Farmers and consumers feel the pressure of inflation | Opinion

Texas farmers and ranchers pay more at the grocery store, just like everyone else. We see the higher cost of food.

The numbers tell the story. Grocery prices jumped 1.4% in February and 8.6% over the past year, the Bureau of Labor Statistics reported.

Do the increases seem a little high to you? They were. The monthly increase was the largest in about two years, but the 12-month increase was the largest since the period ending April 1981.

All of this contributed to an overall rise in the consumer price index of 7.9% over the past 12 months, also the largest in 40 years.

Dollars are stretched. It’s not an easy time for anyone.

The common assumption is that farmers and ranchers must take advantage of higher grocery prices.

Not really.

For every dollar American consumers spend on food, American farmers and ranchers earn just 14.3 cents, according to the latest report released recently by the US Department of Agriculture’s Economic Research Service.

The farm share of the food dollar is the share that farmers receive from sales of raw food products. The marketing share (85.7 cents) is the remainder going to food supply chain industries involved in all post-farm activities that culminate in final dollar food sales in the marketplace.

The increase in food prices we are currently seeing at the grocery store reflects higher spending in the food supply chain beyond the farm and ranch. The increased costs range from energy to labor to raw materials.

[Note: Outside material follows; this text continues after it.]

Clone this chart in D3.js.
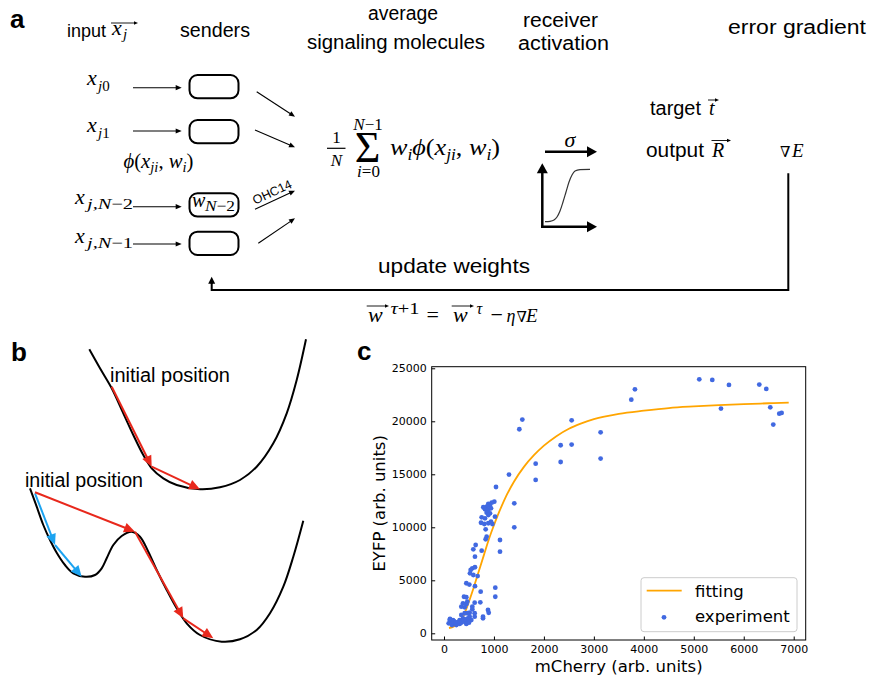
<!DOCTYPE html>
<html><head><meta charset="utf-8">
<script src="https://cdn.jsdelivr.net/npm/d3@7"></script>
<style>html,body{margin:0;padding:0;background:#fff}svg{display:block}</style>
</head><body>
<script>
// ---------------- DATA (panel c) ----------------
const xTicks = [0,1000,2000,3000,4000,5000,6000,7000];
const yTicks = [0,5000,10000,15000,20000,25000];
const fitX = [100,200,300,400,500,600,700,800,900,1000,1100,1200,1400,1600,1800,2000,2250,2500,2750,3000,3500,4000,4500,5000,5500,6000,6500,6900];
const fitY = [500,650,1000,1750,3000,4400,5900,7400,8900,10200,11400,12500,14300,15700,16800,17700,18600,19300,19800,20200,20700,21000,21250,21400,21520,21620,21700,21760];
const expX = [5110,5370,5704,5544,6311,6451,6531,6591,6711,6758,3749,3822,3135,3135,2555,2555,2335,2335,1835,1835,
  1568,1508,1301,1407,1407,1041,1121,1121,1027,1027,
  1007,955,887,921,854,787,821,887,941,921,854,887,1021,754,821,741,807,887,941,968,834,854,834,634,587,754,620,567,620,534,520,587,674,
  447,507,620,734,400,447,380,447,467,614,727,347,414,567,567,881,895,781,781,614,614,514,514,467,414,347,380,314,547,480,414,447,280,214,147,114,94,160,247,314,347,180,
  120,200,253,380,500,430,300,150,230,480];
const expY = [23960,23900,23430,21200,23460,23050,21320,19690,20720,20790,22040,23020,18960,16480,20090,17800,17740,16160,16000,14470,
  20160,19250,14970,12260,10000,13800,8800,7700,4300,3450,
  12420,12320,12200,12010,11940,11890,11700,11630,11790,11320,11380,11160,11000,10940,10850,10430,10310,10380,10530,10310,9810,9110,8870,8330,7920,7790,7230,6130,6230,5970,5660,5500,5400,
  4720,4600,4450,3930,3450,3400,2830,2740,2980,2890,2920,2510,2450,2510,2260,2200,1940,1570,1410,1890,1570,1940,1570,1890,1890,1730,1410,1250,1250,1090,1090,880,1000,940,1090,1250,940,780,780,880,1000,1250,
  1350,1150,900,1150,1000,1300,1100,900,1050,1400];
const legendLabels = ["fitting","experiment"];
const xLabel = "mCherry (arb. units)";
const yLabel = "EYFP (arb. units)";

// ---------------- DATA (panel b: schematic landscapes) ----------------
const topLandX = [89.3,100,111.7,123.3,133.3,143.3,151.7,163.3,176.7,200,220,240,256.7,273.3,286.7,296.7,306];
const topLandY = [349.3,368.3,388.3,413.3,435,455,468.3,478.3,485,489.3,487.3,480,466.7,443.3,413.3,380,339.3];
const botLandX = [30,36.7,43.3,50,56.7,65,73.3,85,95,101.7,106.7,113.3,121.7,131.7,140,148.3,156.7,166.7,176.7,186.7,200,221.7,240,256.7,270,283.3,293.3,303.3];
const botLandY = [488.3,506.7,525,540,552.7,565,573.3,576.7,575,568.3,558.3,545,536,531.7,536.7,551.7,570,590,608.3,623.3,635,641.7,639.3,630,613.3,586.7,556.7,520.7];
const redTopX = [111.7,151.7,200], redTopY = [386.7,466.7,489.3];
const redBotX = [35,135,183.3,213.3], redBotY = [492.3,531.7,618.3,638.3];
const blueX = [35,55,81.7], blueY = [493.3,545,576.7];

const W = 870, H = 678;
const SANS = "'Liberation Sans', Arial, Helvetica, sans-serif";
const SERIF = "'Liberation Serif', 'Times New Roman', 'DejaVu Serif', serif";
const DV = "'DejaVu Sans', sans-serif";
const RED = "#e8281c", BLUE = "#1ca3f0";

const svg = d3.select("body").append("svg").attr("width",W).attr("height",H);
svg.append("rect").attr("width",W).attr("height",H).attr("fill","#fff");

function txt(g,s,x,y,o={}){
  const t=g.append("text").attr("x",x).attr("y",y).attr("font-family",o.f||SANS)
    .attr("font-size",o.s||20).attr("fill","#000").style("white-space","pre").text(s);
  if(o.it) t.attr("font-style","italic");
  if(o.b) t.attr("font-weight","bold");
  if(o.a) t.attr("text-anchor",o.a);
  if(o.w) t.attr("textLength",o.w).attr("lengthAdjust","spacingAndGlyphs");
  return t;
}
function rich(g,x,y,size,parts,o={}){
  const t=g.append("text").attr("x",x).attr("y",y).attr("font-family",o.f||SERIF)
    .attr("font-size",size).attr("fill","#000").style("white-space","pre");
  if(o.a) t.attr("text-anchor",o.a);
  let cur=0;
  for(const p of parts){
    const [s,it,sz,off]=p;
    const ts=t.append("tspan").text(s);
    if(it) ts.attr("font-style","italic");
    if(sz) ts.attr("font-size",sz);
    const d=(off||0)-cur; if(d) ts.attr("dy",d); cur=off||0;
  }
  if(o.w) t.attr("textLength",o.w).attr("lengthAdjust","spacingAndGlyphs");
  return t;
}
function arrow(g,x1,y1,x2,y2,o={}){
  const w=o.w||1.2, head=o.head||6, hw=o.hw||2.5, c=o.c||"#000";
  const dx=x2-x1, dy=y2-y1, L=Math.hypot(dx,dy), ux=dx/L, uy=dy/L;
  const bx=x2-ux*head, by=y2-uy*head;
  g.append("line").attr("x1",x1).attr("y1",y1).attr("x2",bx+ux*1).attr("y2",by+uy*1)
    .attr("stroke",c).attr("stroke-width",w).attr("stroke-linecap",o.cap||"butt");
  g.append("path").attr("d",`M${x2},${y2}L${bx-uy*hw},${by+ux*hw}L${bx+uy*hw},${by-ux*hw}Z`).attr("fill",c);
}
function vec(g,x1,x2,y){ arrow(g,x1,y,x2,y,{w:0.9,head:4,hw:1.8}); }

// ================= PANEL A =================
const A = svg.append("g");
txt(A,"a",10,28,{s:26,b:1});
txt(A,"input",67,37,{s:19,w:39});
rich(A,112,35,22,[["x",1]]); rich(A,123,38.5,15,[["j",1]]); vec(A,111,138,23);
txt(A,"senders",180,37,{w:70});
txt(A,"average",368,19.5,{w:70});
txt(A,"signaling molecules",307,49,{w:178});
txt(A,"receiver",523,27,{w:75});
txt(A,"activation",518,50,{w:91});
txt(A,"error gradient",728,34,{w:138});

// input labels
rich(A,87,85,22,[["x",1]]); rich(A,98,91,15,[["j",1],["0"]]);
rich(A,87,131.5,22,[["x",1]]); rich(A,98,137.5,15,[["j",1],["1"]]);
rich(A,75,204,22,[["x",1]]); rich(A,87,209,15,[["j,N",1],["−2"]],{w:46});
rich(A,75,243,22,[["x",1]]); rich(A,87,248,15,[["j,N",1],["−1"]],{w:46});
rich(A,123.5,168.3,20,[["ϕ",1],["("],["x",1],["ji",1,14,4],[", ",0,20,0],["w",1],["i",1,14,4],[")",0,20,0]],{w:70});

// senders boxes
const boxY=[75,120,193.3,231.7];
boxY.forEach(y=>A.append("rect").attr("x",189.5).attr("y",y).attr("width",49).attr("height",23.3)
  .attr("rx",8).attr("fill","none").attr("stroke","#000").attr("stroke-width",2));
rich(A,192,206.5,20,[["w",1]]); rich(A,205,211,15,[["N",1],["−2"]],{w:30});
// input arrows
[87.7,131,206.7,244].forEach(y=>arrow(A,133,y,181.7,y,{w:1.1,head:6,hw:2.6}));
// sender->sum arrows
[[256.7,91.7,295,116.7],[255,130,295,147.3],[255,209.3,295,190.7],[258.3,243.3,295,218.3]]
  .forEach(d=>arrow(A,d[0],d[1],d[2],d[3],{w:1.1,head:6,hw:2.6}));
A.append("text").attr("transform","translate(274,196) rotate(-25)").attr("text-anchor","middle")
  .attr("font-family",SANS).attr("font-size",12.5).text("OHC14");

// sum formula
rich(A,336.5,143,17,[["1"]],{a:"middle"});
A.append("line").attr("x1",327).attr("x2",345.5).attr("y1",148.3).attr("y2",148.3).attr("stroke","#000").attr("stroke-width",1.2);
rich(A,336.5,165.5,17,[["N",1]],{a:"middle"});
rich(A,367.5,161.7,44,[["Σ"]],{a:"middle"});
rich(A,368,129.5,17,[["N",1],["−1"]],{a:"middle"});
rich(A,368.5,177,17,[["i",1],["=0"]],{a:"middle"});
rich(A,390,155,24,[["w",1],["i",1,16,5],["ϕ",1,24,0],["("],["x",1],["ji",1,16,5],[", ",0,24,0],["w",1],["i",1,16,5],[")",0,24,0]],{w:110});

// receiver activation schematic
rich(A,570,147,22,[["σ",1]],{a:"middle"});
arrow(A,545,151.7,597,151.7,{w:2.5,head:10,hw:5.5});
arrow(A,542.3,226.7,542.3,163.3,{w:2.5,head:10,hw:5.5,cap:"square"});
arrow(A,542.3,226.7,597,226.7,{w:2.5,head:10,hw:5.5,cap:"square"});
const sigPts=[[545,221.7],[550,221.3],[554,220],[557,217],[560,211],[563,202],[566,192],[569,182],[572,175],[575,171],[580,169.6],[590,169.3]];
A.append("path").attr("d",d3.line().curve(d3.curveMonotoneX)(sigPts)).attr("fill","none").attr("stroke","#333").attr("stroke-width",1.2);

// target/output/error
txt(A,"target",650,115,{w:51});
rich(A,709,115,20,[["t",1]]); vec(A,708,719,100);
txt(A,"output",646,157,{w:58});
rich(A,712,157,20,[["R",1]]); vec(A,711.5,731,140.5);
rich(A,780,157,15,[["∇"]]); rich(A,792,157,19,[["E",1]]);

// feedback loop
A.append("path").attr("d","M788.3,173.3V290H211.7V283").attr("fill","none").attr("stroke","#000").attr("stroke-width",2);
arrow(A,211.7,284,211.7,276.7,{w:2,head:7,hw:3.5});
txt(A,"update weights",378,273.3,{s:21,w:152});
rich(A,368,321.7,22,[["w",1]]); vec(A,366.7,389,306);
rich(A,390.5,314,16,[["τ",1],["+1"]],{w:29});
rich(A,426.5,321.7,22,[["="]]);
rich(A,453,321.7,22,[["w",1]]); vec(A,451.7,474,306);
rich(A,476.5,314,16,[["τ",1]]);
rich(A,490.5,321.7,22,[["−"]]);
rich(A,506.5,321.7,18,[["η",1]]);
rich(A,516.5,321.7,15,[["∇"]]);
rich(A,526,321.7,19,[["E",1]]);

// ================= PANEL B =================
const B = svg.append("g");
txt(B,"b",11,361,{s:26,b:1});
const bx = d3.scaleLinear().domain([0,310]).range([0,310]);
const by = d3.scaleLinear().domain([330,678]).range([330,678]);
const landLine = d3.line().x(d=>bx(d[0])).y(d=>by(d[1])).curve(d3.curveCatmullRom.alpha(0.5));
B.append("path").attr("d",landLine(topLandX.map((x,i)=>[x,topLandY[i]]))).attr("fill","none").attr("stroke","#000").attr("stroke-width",2);
B.append("path").attr("d",landLine(botLandX.map((x,i)=>[x,botLandY[i]]))).attr("fill","none").attr("stroke","#000").attr("stroke-width",2);
function chain(xs,ys,c){
  for(let i=0;i<xs.length-1;i++) arrow(B,bx(xs[i]),by(ys[i]),bx(xs[i+1]),by(ys[i+1]),{w:2,head:11,hw:5,c});
}
chain(redTopX,redTopY,RED);
chain(blueX,blueY,BLUE);
chain(redBotX,redBotY,RED);
txt(B,"initial position",110,381.7,{s:20,w:120});
txt(B,"initial position",25,486.7,{s:20,w:118});

// ================= PANEL C =================
const C = svg.append("g");
txt(C,"c",357,360,{s:26,b:1});
const L=431.7,R=805.7,T=366.7,Bt=640;
const xS = d3.scaleLinear().domain([-246,7240]).range([L,R]);
const yS = d3.scaleLinear().domain([-632,25150]).range([Bt,T]);

const gx = C.append("g").attr("transform",`translate(0,${Bt})`)
  .call(d3.axisBottom(xS).tickValues(xTicks).tickFormat(d3.format("d")).tickSize(-3.5).tickPadding(5));
const gy = C.append("g").attr("transform",`translate(${L},0)`)
  .call(d3.axisLeft(yS).tickValues(yTicks).tickFormat(d3.format("d")).tickSize(-3.5).tickPadding(5));
[gx,gy].forEach(g=>{
  g.select(".domain").remove();
  g.attr("font-family",DV).attr("font-size",11);
  g.selectAll(".tick line").attr("stroke","#000").attr("stroke-width",1);
  g.selectAll(".tick text").attr("fill","#000");
});

C.append("path").datum(fitX.map((x,i)=>[x,fitY[i]]))
  .attr("d",d3.line().x(d=>xS(d[0])).y(d=>yS(d[1])).curve(d3.curveMonotoneX))
  .attr("fill","none").attr("stroke","#ffa500").attr("stroke-width",1.8);
C.append("g").selectAll("circle").data(expX.map((x,i)=>[x,expY[i]])).join("circle")
  .attr("cx",d=>xS(d[0])).attr("cy",d=>yS(d[1])).attr("r",2.4).attr("fill","#4169e1");

C.append("rect").attr("x",L).attr("y",T).attr("width",R-L).attr("height",Bt-T)
  .attr("fill","none").attr("stroke","#000").attr("stroke-width",1);

// legend
C.append("rect").attr("x",641).attr("y",577.7).attr("width",156).attr("height",54).attr("rx",3)
  .attr("fill","#fff").attr("fill-opacity",0.8).attr("stroke","#cccccc").attr("stroke-width",1);
C.append("line").attr("x1",646.7).attr("x2",681.7).attr("y1",590.7).attr("y2",590.7).attr("stroke","#ffa500").attr("stroke-width",1.8);
C.append("circle").attr("cx",664).attr("cy",617.3).attr("r",2.4).attr("fill","#4169e1");
txt(C,legendLabels[0],695,597,{f:DV,s:16.5});
txt(C,legendLabels[1],695,621.7,{f:DV,s:16.5});

txt(C,xLabel,(L+R)/2,671.7,{f:DV,s:16.5,a:"middle"});
C.append("text").attr("transform",`translate(385,${(T+Bt)/2}) rotate(-90)`).attr("text-anchor","middle")
  .attr("font-family",DV).attr("font-size",16.5).text(yLabel);
</script>
</body></html>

Always remember that entities beyond the farm and ranch can pass on their higher business costs to the consumer.

Farmers and ranchers cannot.

The higher costs of fuel, fertilizer, water, equipment, seeds and crop protection chemicals paid by the farmer and rancher are absorbed by the farmer and rancher. Thin profit margins shrink as each price increase is absorbed.

President John F. Kennedy’s quote still holds true nearly 60 years later: “The farmer is the only man in our economy who buys everything retail, sells everything wholesale, and pays freight back and forth.

This is a perilous time for American agriculture. Production spending is expected to rise 5.1% this year. This follows a 9.4% increase in nominal spending in 2021.

Some production inputs, such as fertilizers, are priced 200-300% higher than a year ago.

Extremely high costs are not sustainable. How many companies can absorb these types of raises?

As an agricultural economics graduate from Texas A&M University, I understand the financial dynamics and risks of modern agriculture. But it doesn’t get any easier to withstand the headwinds of today’s economy.